Questionada sobre a mudança repentina de
planos, a Stone Capital diz apenas que “foi aceite uma solução técnica
alternativa motivada exclusivamente por espírito de colaboração e vontade de
fomentar relações de boa vizinhança”, não se alongando em pormenores. Júlio
Soares não está tão confiante, mostrando-se até surpreendido. “Tentaram deitar
o muro abaixo por três vezes e, de todas, eu ligava para a polícia ou para os
bombeiros e eles fugiam com as picaretas. Arranjámos uma advogada e, de
repente, disseram-nos que não iam mexer no muro. Quero acreditar na palavra
deles, embora ainda não tenham escrito o que disseram e isto soa tudo muito
esquisito”, refere.
Segundo Júlio Soares e a presidente da APPA,
Lurdes Pinheiro, as obras continuam e a “bom ritmo”. Os operários de construção
civil têm trabalhado aos fins-de-semana e feriados, mesmo sendo proibida a
prática de actividades ruidosas temporárias na proximidade de imóveis
habitacionais nestes dias. Questionada pelo O Corvo sobre o facto da legislação
não impedir a execução do seu trabalho, a Stone Capital disse, em depoimento
escrito a O Corvo, que “em todas as suas obras procura cumprir com a
calendarização dos trabalhos de modo a que a perturbação inerente às obras seja
reduzida ao período mínimo possível, sem descurar os procedimentos
obrigatórios”. “A obra de Santa Helena não é exceção”, salienta.
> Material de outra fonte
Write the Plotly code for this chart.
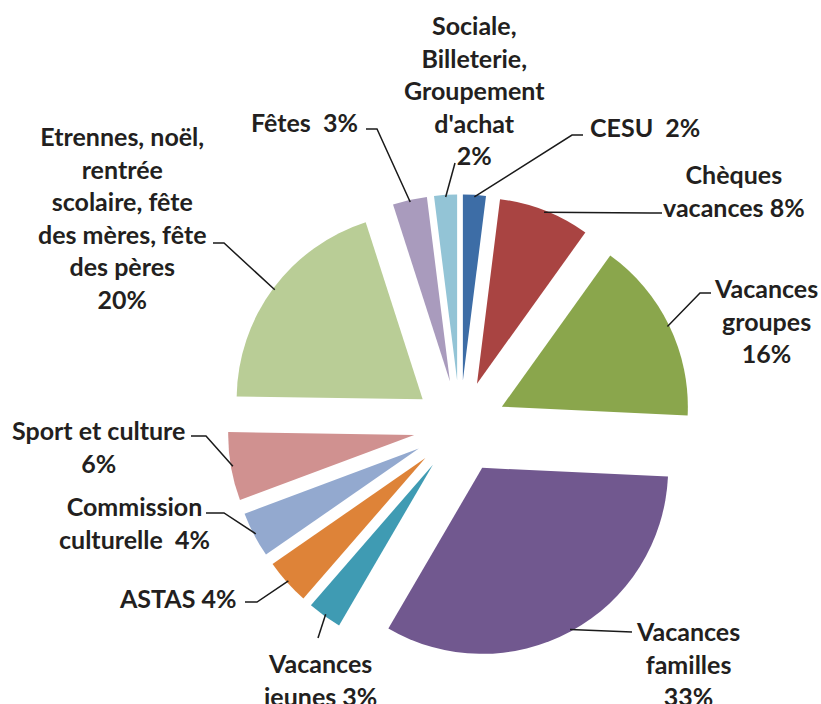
import math
import plotly.graph_objects as go

# ---- data ----
categories = ["CESU", "Chèques vacances", "Vacances groupes", "Vacances familles",
              "Vacances jeunes", "ASTAS", "Commission culturelle", "Sport et culture",
              "Etrennes, noël, rentrée scolaire, fête des mères, fête des pères",
              "Fêtes", "Sociale, Billeterie, Groupement d'achat"]
values = [2, 8, 16, 33, 3, 4, 4, 6, 20, 3, 2]
label_texts = ["CESU\u00a0 2%", "Chèques<br>vacances 8%", "Vacances<br>groupes<br>16%",
               "Vacances<br>familles<br>33%", "Vacances<br>jeunes 3%", "ASTAS 4%",
               "Commission<br>culturelle\u00a0 4%", "Sport et culture<br>6%",
               "Etrennes, noël,<br>rentrée<br>scolaire, fête<br>des mères, fête<br>des pères<br>20%",
               "Fêtes\u00a0 3%", "Sociale,<br>Billeterie,<br>Groupement<br>d'achat<br>2%"]
colors = ["#3D6DA6", "#A94442", "#8AA64C", "#71588F", "#3F9BB3", "#DE8338",
          "#93A9CF", "#D09190", "#B9CD96", "#A99BBD", "#93C4D6"]

# ---- layout geometry (pixels) ----
W, H = 821, 704
CX, CY, R, PULL = 460, 427, 186, 0.25
HALF = R * (1 + PULL)

def px(x):
    return x / W

def py(y):
    return 1 - y / H

# label placement: (x, y, xanchor)
label_pos = [(588, 127, "left"), (734, 190, "center"), (766, 320, "center"),
             (688, 663, "center"), (320, 679, "center"), (238, 598, "right"),
             (134, 522, "center"), (98, 446, "center"), (122, 218, "center"),
             (360, 122, "right"), (475, 90, "center")]
# leader paths after the slice point
leader_pts = [[(572, 135), (583, 135)], [(650, 213), (662, 213)], [(700, 293), (711, 293)],
              [(632, 632)], [(318, 638)], [(257, 602), (245, 602)],
              [(224, 513), (206, 513)], [(206, 436), (191, 436)], [(224, 243), (213, 243)],
              [(377, 129), (366, 129)], [(455, 163)]]

fig = go.Figure(go.Pie(
    labels=categories, values=values, sort=False, direction="clockwise", rotation=0,
    pull=PULL, marker=dict(colors=colors, line=dict(width=0)), textinfo="none",
    hoverinfo="label+percent", showlegend=False,
    domain=dict(x=[px(CX - HALF), px(CX + HALF)],
                y=[py(CY + HALF), py(CY - HALF)]),
))

total = sum(values)
cum = 0
shapes = []
annotations = []
font = dict(family="Lato", size=25, color="#231f20", weight="bold")
for i, v in enumerate(values):
    mid = math.radians((cum + v / 2) / total * 360)
    cum += v
    sx = CX + (HALF - 2) * math.sin(mid)
    sy = CY - (HALF - 2) * math.cos(mid)
    pts = [(sx, sy)] + leader_pts[i]
    path = "M " + " L ".join(f"{px(x):.5f},{py(y):.5f}" for x, y in pts)
    shapes.append(dict(type="path", xref="paper", yref="paper", path=path,
                       line=dict(color="#1a1a1a", width=1.5)))
    x, y, anc = label_pos[i]
    annotations.append(dict(x=px(x), y=py(y), xref="paper", yref="paper",
                            text=label_texts[i], showarrow=False, xanchor=anc,
                            yanchor="middle", align="center", font=font))

fig.update_layout(width=W, height=H, margin=dict(l=0, r=0, t=0, b=0),
                  paper_bgcolor="white", plot_bgcolor="white",
                  shapes=shapes, annotations=annotations)
fig.write_html("out.html", config={"displayModeBar": False},
               post_script="document.body.style.margin='0';")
Desde o último domingo ( 10 de Dezembro), está
a circular um abaixo-assinado entre os moradores do bairro de Alfama sobre este
assunto. O objectivo é recolher assinaturas de todos aqueles que se dizem
afectados pela requalificação do Palácio de Santa Helena e criar condições para
o tema ser levado a discussão em reunião de câmara.